Poor financial performance by Vattenfall's renewables business during the third quarter (Q3) has been attributed to poor wind conditions in the UK and Sweden and to the cost of repairing the export cable and onshore infrastructure linking Thanet offshore wind farm with the UK grid.
While the energy company's group-wide net sales fell in Q3 by 12%, wind energy sales fell by 42.8%, resulting in an operating loss for the division of SEK394m (€45.7m). Despite this, Vattenfall's renewables division – which is comprised solely of wind energy assets as its hydro assets are reported separately – remains on track to outperform its 2011 sales. Over the first nine months of 2012, the division recorded SEK2.3bn in net sales, representing more than a 10% increase on the same period in 2011.
As previously reported by Windpower Offshore, the cable problems at Thanet were overcome during the second quarter, but it seems much of the cost has been attributed to Q3. "The Q3 figures and reference to Thanet Offshore Wind Farm relate to costs associated with the cable repair. The cable repair was completed in April this year and the scheme has been operating normally since then,” a Vattenfall spokesperson told Windpower Offshore.
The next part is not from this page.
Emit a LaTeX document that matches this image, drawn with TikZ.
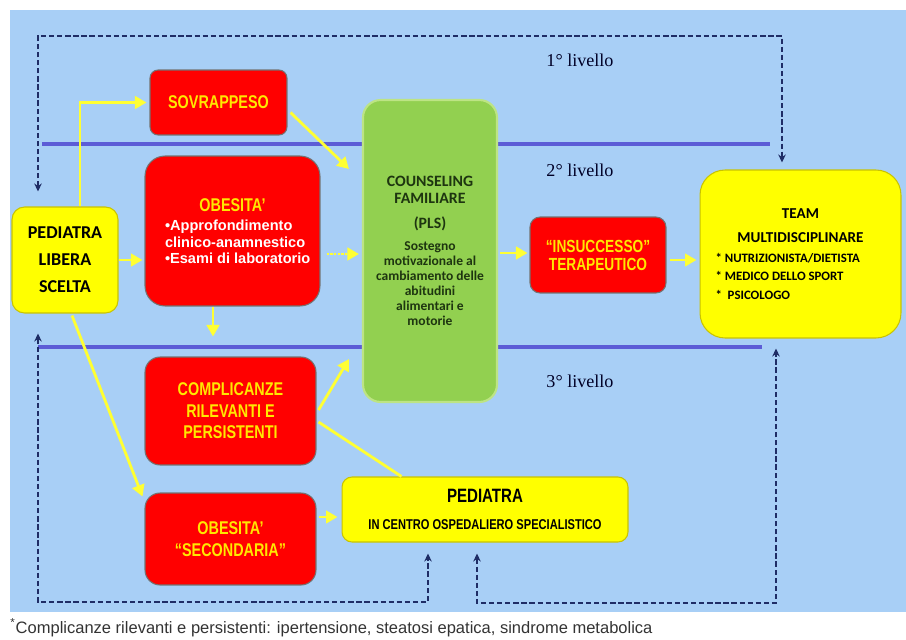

Another factor in the poor Q3 financial performance of Vattenfall's renewables business may have been increased costs, particularly staff costs. As the company gears up to build larger offshore wind projects, staffing levels within its renewables business have naturally grown. During Q3, the division boasts 470 full-time equivalents, representing an almost 38% increase on the same period in 2011.
Wind energy accounted for the smallest proportion of Vattenfall's Q3 electricity generation, just 1.8% in Q3 and 1.9% over the first nine months of the year. Offshore wind contributed more than half of Vattenfall's wind-generated electricity, accounting for 57.1% in Q3.
The importance of offshore wind to Vattenfall's wider wind energy business is due to increase further. The company is currently building the 288MW Dan Tysk project in the German North Sea, in partnership with Stadtwerke München, and it is part of the consortium that will develop the 7.2GW East Anglia development zone in UK waters. A consent application for first phase East Anglia projects is widely expected to be submitted to regulators next month.
Writedown of gas assets
Despite the current dominance of gas-generated electricity within Vattenfall's asset portfolio, the company's chief executive Øystein Løseth used release of the Q3 results to acknowledge a structural shift taking place within continental Europe, which is seeing renewable-generated electricity increasingly take the place of gas. “We see this as the new normal,” said Løseth.
The increasing importance of renewable sources of electricity was a key factor in Vattenfall's decision to make a SEK8.5bn write down on its thermal assets, particularly the gas-fired power stations it owns in the Netherlands.
In other news, a reorganisation of Vattenfall's corporate structure taking effect 1 November will see its standalone renewables division integrated into the other business units (BUs). From now on, Vattenhall's generation division will feature four businesses, with wind energy development sitting within its sustainable energy projects BU and operational wind assets sitting within its production BU.